Ducky Madness and the Diaper Bag
I’m not sure why attending a conference for shrinks called “Creativity and Madness” seemed like a good idea, but I was hormonal, having recently produced a quintessential baby boy, and it was August, it was Aspen, and work was paying for it. The altitude was high, both in proximity to the clouds and in the pretentious vibe of the mind-numbingly boring conference. I suspect I just wanted a vacation, no, I’m certain of it, given that after the grossly unoriginal discussion of poor Emily Dickinson’s psyche on morning one, I didn’t attend a single session.
I was traveling with my then-husband and my toddling true love, Evan. Aspen in August is glorious; the air is all blue shimmer, it smells like pine heaven, and everyone there is very chi-chi, very granola, or, in some cases, both.
Colorado is perhaps a bit too rustic for this Manhattan-born cliff dweller, but Evan had fallen in love with ponies, and there was a family dude ranch near the conference I was not attending, so we set off for a baby cowboy adventure. My husband and I were almost happy. Evan was saddled up on a giant pony, his baby-face split grin-wide. I was both photographer and pack horse, hauling diaper bag, pocketbook, and the detritus that hangs off mothers of young children—sticky juice boxes that attract an inordinate number of stinging bugs, bug spray to combat same, sunscreen, and the sun hat that babies inevitably refuse to wear. It didn’t seem fair that my husband got to lead the pony around with Evan “riding” solo. I grew tired of being the nanny, so when I spotted a duck pond nearby, I suggested we head in that direction so Evan could feed the ducks.
I don’t know what I was thinking, because I don’t like ducks, and I’m phobic about birds and living poultry in general. Maybe it was the thinness of the air, or my baby’s delight in seeing a multitude of ducky’s quacking about, their disgusting webbed feet notwithstanding, that compelled me.

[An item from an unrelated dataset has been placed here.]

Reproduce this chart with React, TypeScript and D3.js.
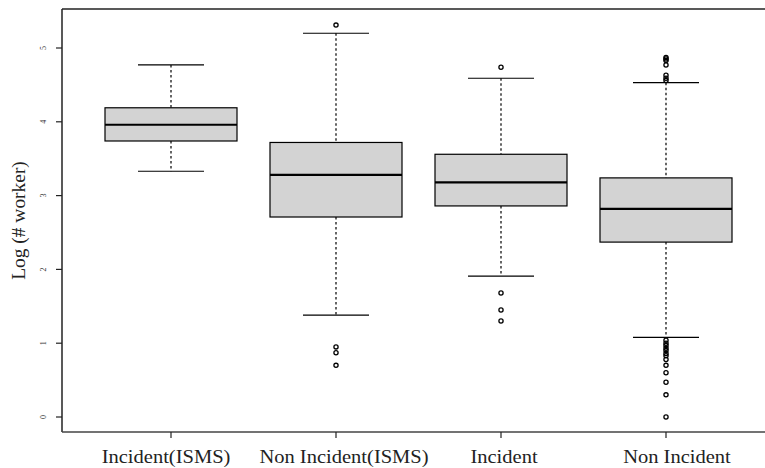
import React from "react";
import * as d3 from "d3";

// Box-plot summary statistics per group (log scale of worker count)
const categories = ["Incident(ISMS)", "Non Incident(ISMS)", "Incident", "Non Incident"];
const whiskerLow = [3.33, 1.38, 1.91, 1.08];
const q1 = [3.74, 2.71, 2.86, 2.37];
const median = [3.96, 3.28, 3.18, 2.82];
const q3 = [4.19, 3.72, 3.56, 3.24];
const whiskerHigh = [4.77, 5.2, 4.59, 4.53];
const outliers: number[][] = [
  [],
  [5.31, 0.95, 0.87, 0.7],
  [4.74, 1.68, 1.45, 1.3],
  [4.87, 4.85, 4.83, 4.77, 4.63, 4.59, 4.56,
   1.04, 1.0, 0.97, 0.93, 0.9, 0.86, 0.83, 0.78, 0.7, 0.6, 0.47, 0.3, 0.0],
];
const yTicks = [0, 1, 2, 3, 4, 5];
const yLabel = "Log (# worker)";

const W = 765;
const H = 468;
const left = 62;
const top = 9;
const bottom = 432;

export default function App() {
  const y = d3.scaleLinear().domain([0, 5]).range([417, 48]);
  const x = d3
    .scalePoint<string>()
    .domain(categories)
    .range([171, 666]);
  const halfBox = 66;
  const halfCap = 33;
  const labelShift = [-5, 8, 3, 11];
  const font = "'Liberation Serif', 'Times New Roman', serif";

  return (
    <svg
      width={W}
      height={H}
      style={{ position: "absolute", left: 0, top: 0, background: "#fff" }}
    >
      {/* frame: top, left and bottom lines */}
      <line x1={left} x2={W} y1={top} y2={top} stroke="#222" strokeWidth={1.5} />
      <line x1={left} x2={left} y1={top} y2={bottom} stroke="#222" strokeWidth={1.5} />
      <line x1={left} x2={W} y1={bottom} y2={bottom} stroke="#444" strokeWidth={1.5} />

      {/* y axis ticks */}
      {yTicks.map((t) => (
        <g key={t}>
          <line x1={left - 6} x2={left} y1={y(t)} y2={y(t)} stroke="#222" strokeWidth={1.2} />
          <text
            transform={`translate(${left - 16},${y(t)}) rotate(-90)`}
            textAnchor="middle"
            fontSize={8}
            fontFamily={font}
            fill="#333"
          >
            {t}
          </text>
        </g>
      ))}

      <text
        transform={`translate(25,${(top + bottom) / 2}) rotate(-90) scale(1.08,1)`}
        textAnchor="middle"
        fontSize={18}
        fontFamily={font}
        fill="#222"
      >
        {yLabel}
      </text>

      {/* x axis ticks and labels */}
      {categories.map((c, i) => (
        <g key={c}>
          <line x1={x(c)!} x2={x(c)!} y1={bottom} y2={bottom + 6} stroke="#222" strokeWidth={1.2} />
          <text
            transform={`translate(${x(c)! + labelShift[i]},463) scale(1.08,1)`}
            textAnchor="middle"
            fontSize={19}
            fontFamily={font}
            fill="#222"
          >
            {c}
          </text>
        </g>
      ))}

      {/* boxes */}
      {categories.map((c, i) => {
        const cx = x(c)!;
        return (
          <g key={c}>
            <line
              x1={cx}
              x2={cx}
              y1={y(whiskerHigh[i])}
              y2={y(q3[i])}
              stroke="#000"
              strokeWidth={1.2}
              strokeDasharray="2.5,2.5"
            />
            <line
              x1={cx}
              x2={cx}
              y1={y(q1[i])}
              y2={y(whiskerLow[i])}
              stroke="#000"
              strokeWidth={1.2}
              strokeDasharray="2.5,2.5"
            />
            <line
              x1={cx - halfCap}
              x2={cx + halfCap}
              y1={y(whiskerHigh[i])}
              y2={y(whiskerHigh[i])}
              stroke="#000"
              strokeWidth={1.2}
            />
            <line
              x1={cx - halfCap}
              x2={cx + halfCap}
              y1={y(whiskerLow[i])}
              y2={y(whiskerLow[i])}
              stroke="#000"
              strokeWidth={1.2}
            />
            <rect
              x={cx - halfBox}
              y={y(q3[i])}
              width={halfBox * 2}
              height={y(q1[i]) - y(q3[i])}
              fill="#d3d3d3"
              stroke="#000"
              strokeWidth={1.2}
            />
            <line
              x1={cx - halfBox}
              x2={cx + halfBox}
              y1={y(median[i])}
              y2={y(median[i])}
              stroke="#000"
              strokeWidth={2.2}
            />
            {outliers[i].map((v, j) => (
              <circle
                key={j}
                cx={cx}
                cy={y(v)}
                r={2.1}
                fill="none"
                stroke="#000"
                strokeWidth={1.3}
              />
            ))}
          </g>
        );
      })}
    </svg>
  );
}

Evan was in my arms, his dad had charge of the pony’s reins, and I still had the diaper bag slung over my shoulder, a column of Saltines at the ready to fling at the ducks. At first, it seemed manageable. Evan was hurling Saltines, watching the ducks race-waddle each other for fallen crackers, then engaging in mortal cracker combat. The ducks were too close, too many, and way too aggressive for my comfort, and more were approaching. Enough. I turned, picking my way through slippery duck shit, sublimely unaware that the open Saltine package was sticking out of the diaper bag, leaving a Hansel and Gretel Saltine trail and inviting more and more quackers to feast on crackers. Their numbers were increasing, and they were gaining on me. The faster I walked, the faster they followed. Terror. Within seconds I was running at top speed with a thousand ducks following close behind. Evan was shrieking with glee, I was shrieking in terror, and who knew ducks could even run? Trust me, they can.
I was frantically tear-assing it to the relative safety of my spouse and the giant pony, when a panicked glance over my shoulder revealed that the ducks had abruptly fallen back. Demented, I gasped out my definite sense that the swarming ducks had evil intentions. I was beyond demented when husband passé said mildly, “No, the crackers were falling out of the diaper bag with every step you took. The running was definitely not a good idea.” Evan was chanting, “Love ducky’s, more crackers?” I was hyperventilating and emotionally horsewhipped.
Ducky madness and traumatic memories remain intact, husband passé is obsolete, and I haven’t eaten a Saltine, at any altitude, since.